Finally the Jewish trial begins. According to gospel of Luke, the meeting of the Sanhedrin took place in the morning, and the examination of Jesus by the Jewish Council was rather brief. In the Lukan account no witnesses are introduced and no accusation is brought up against Jesus concerning the destruction of the Temple (cf. Mk 14: 55-60). Gospel of Luke concentrates his attention on the person of Jesus and his role and the interrogation concerns Jesus’ Messiahship and his divine Sonship. Again, the Lukan narrative contains neither the charge of blasphemy nor any verdict of the Sanhedrin (cf. Mk 14: 63-64).
Jesus is questions about his Messiahship and his divine Sonship. In fact the question is doubled in gospel of Mark (but cf. Mk 16: 61): “Are you the Messiah?” (Lk 22: 67) and “Are you the Son of God then?” (Lk 22: 70). Jesus does not answer these questions directly and clearly unlike in gospel of Mark (Mk 14: 62). To the first question “Are you the Christ?” Jesus refuses to give a direct answer because he knew the uselessness of a direct answer. The words of Jesus, “if I tell you, you will not believe…” (Lk 22: 67-68) show his knowledge of the hearts of the authorities who are opposed to him. And yet Jesus affirms something indirectly about his destiny as the Son of Man (Lk 22: 69). The saying of Jesus in Luke 22: 69 contains an allusion to two Messianic texts of the Old Testament (Dan 7: 13; Ps 110: 1). The tiles “Son of Man,” which is Jesus’ own self designation in the gospels, comes from Daniel 7: 13, and it is used here in Luke 22: 69. Gospel of Luke omits the “coming with the clouds of heaven” (Dan 7: 13; Mk 14: 62) and retains only the title. The expression, “sitting at the right hand of God” implies sharing in the power of God. Thus the saying on the lips of Jesus implies his victorious reign and his investiture with the power of God. For Luke this victorious reign of the Messiah is to start “from now.” The expression “now” or “today” is typically Lukan and it denotes the present time – the time of Jesus- as a time of salvation (cf. Lk 4: 21; 5: 10; 12: 52; 19: 9 etc). The expression in Luke 22: 69 seems to imply the victorious reign of Jesus as being introduced by the events of his passion, resurrection, and ascension.

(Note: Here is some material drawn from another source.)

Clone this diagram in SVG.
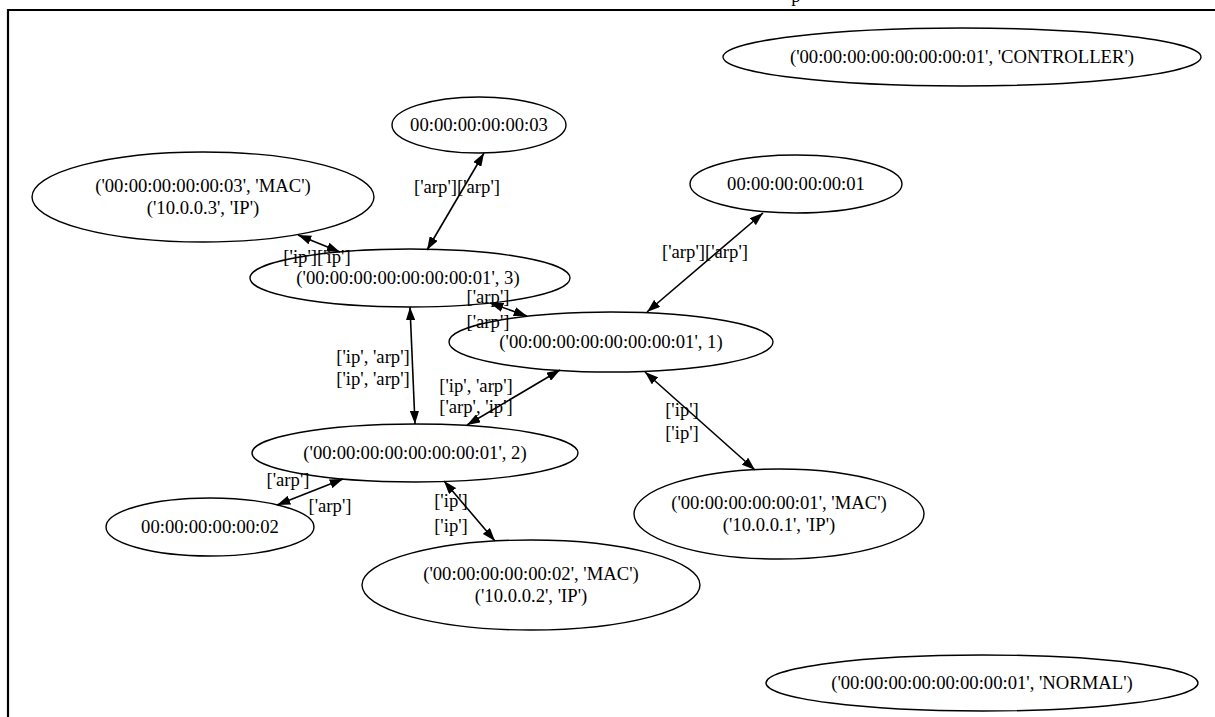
<svg xmlns="http://www.w3.org/2000/svg" width="1215" height="717" viewBox="0 0 1215 717">
<style>
.n ellipse{fill:none;stroke:#000;stroke-width:1.4}
text{font-family:"Liberation Serif","Times New Roman",serif;font-size:18.67px;fill:#000;text-anchor:middle}
.e line{stroke:#000;stroke-width:1.6;marker-start:url(#ah);marker-end:url(#ah)}
</style>
<defs>
<marker id="ah" viewBox="0 0 10 7" refX="10" refY="3.5" markerWidth="13.3" markerHeight="9.3" markerUnits="userSpaceOnUse" orient="auto-start-reverse"><path d="M0,0 L10,3.5 L0,7 z" fill="#000"/></marker>
</defs>
<rect width="1215" height="717" fill="#fff"/>
<text id="title" x="796" y="2">p</text>
<path d="M8,717 V10 H1215" fill="none" stroke="#000" stroke-width="2.2"/>
<g id="controller" class="n"><ellipse cx="962" cy="57" rx="239" ry="29"/><text x="962" y="63">('00:00:00:00:00:00:00:01', 'CONTROLLER')</text></g>
<g id="h3" class="n"><ellipse cx="479" cy="125" rx="87" ry="28"/><text x="479" y="131">00:00:00:00:00:03</text></g>
<g id="mac3" class="n"><ellipse cx="203" cy="197" rx="171" ry="45"/><text x="203" y="192">('00:00:00:00:00:03', 'MAC')</text><text x="203" y="214">('10.0.0.3', 'IP')</text></g>
<g id="sw3" class="n"><ellipse cx="410" cy="278" rx="160" ry="29"/><text x="408" y="284">('00:00:00:00:00:00:00:01', 3)</text></g>
<g id="h1" class="n"><ellipse cx="796" cy="184" rx="106" ry="29"/><text x="796" y="190">00:00:00:00:00:01</text></g>
<g id="sw1" class="n"><ellipse cx="611" cy="342" rx="162" ry="30"/><text x="611" y="348">('00:00:00:00:00:00:00:01', 1)</text></g>
<g id="sw2" class="n"><ellipse cx="415" cy="453" rx="163" ry="29"/><text x="415" y="459">('00:00:00:00:00:00:00:01', 2)</text></g>
<g id="h2" class="n"><ellipse cx="210" cy="527" rx="104" ry="29"/><text x="210" y="533">00:00:00:00:00:02</text></g>
<g id="mac2" class="n"><ellipse cx="531" cy="585" rx="169" ry="45"/><text x="531" y="580">('00:00:00:00:00:02', 'MAC')</text><text x="531" y="602">('10.0.0.2', 'IP')</text></g>
<g id="mac1" class="n"><ellipse cx="779" cy="514" rx="145" ry="45"/><text x="779" y="509">('00:00:00:00:00:01', 'MAC')</text><text x="779" y="531">('10.0.0.1', 'IP')</text></g>
<g id="normal" class="n"><ellipse cx="982" cy="683" rx="216" ry="28"/><text x="982" y="689">('00:00:00:00:00:00:00:01', 'NORMAL')</text></g>
<g id="edges" class="e">
<line x1="484" y1="153" x2="427" y2="250"/><text x="457" y="193">['arp']['arp']</text>
<line x1="298" y1="235" x2="340" y2="252"/><text x="317" y="263">['ip']['ip']</text>
<line x1="490" y1="303" x2="527" y2="316"/><text x="488" y="303">['arp']</text><text x="488" y="328">['arp']</text>
<line x1="763" y1="213" x2="647" y2="312"/><text x="705" y="258">['arp']['arp']</text>
<line x1="410" y1="307" x2="415" y2="424"/><text x="373" y="363">['ip', 'arp']</text><text x="373" y="385">['ip', 'arp']</text>
<line x1="467" y1="425" x2="560" y2="370"/><text x="476" y="392">['ip', 'arp']</text><text x="476" y="413">['arp', 'ip']</text>
<line x1="343" y1="479" x2="277" y2="505"/><text x="288" y="486">['arp']</text><text x="330" y="512">['arp']</text>
<line x1="444" y1="481" x2="495" y2="541"/><text x="451" y="507">['ip']</text><text x="451" y="532">['ip']</text>
<line x1="645" y1="372" x2="755" y2="470"/><text x="682" y="416">['ip']</text><text x="682" y="439">['ip']</text>
</g>
</svg>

The second question of the Sanhedrin (Lk 22: 70) is about Jesus’ divine Sonship: “Are you the Son of God, then?” By presenting a two-fold question gospel of Luke distinguishes between Messianism and divine Sonship. In his answer Jesus neither fully denies nor fully affirms his divine Sonship. But it is more an affirmative than a negative answer. The answer “you say that I am” is not to be understood with emphasis on “you,” meaning: “you say but not I”! At any rate the Jewish authorities understood Jesus’ answer as an affirmation of his divine Sonship. Yet the Sanhedrin does not term it as blasphemy or pass any condemnatory verdict as a result (but cf. Mk 14: 63-64). The authorities do not require further evidence against Jesus. They decided that what they have heard from Jesus himself is sufficient (for them to hand him over to the Roman Governor).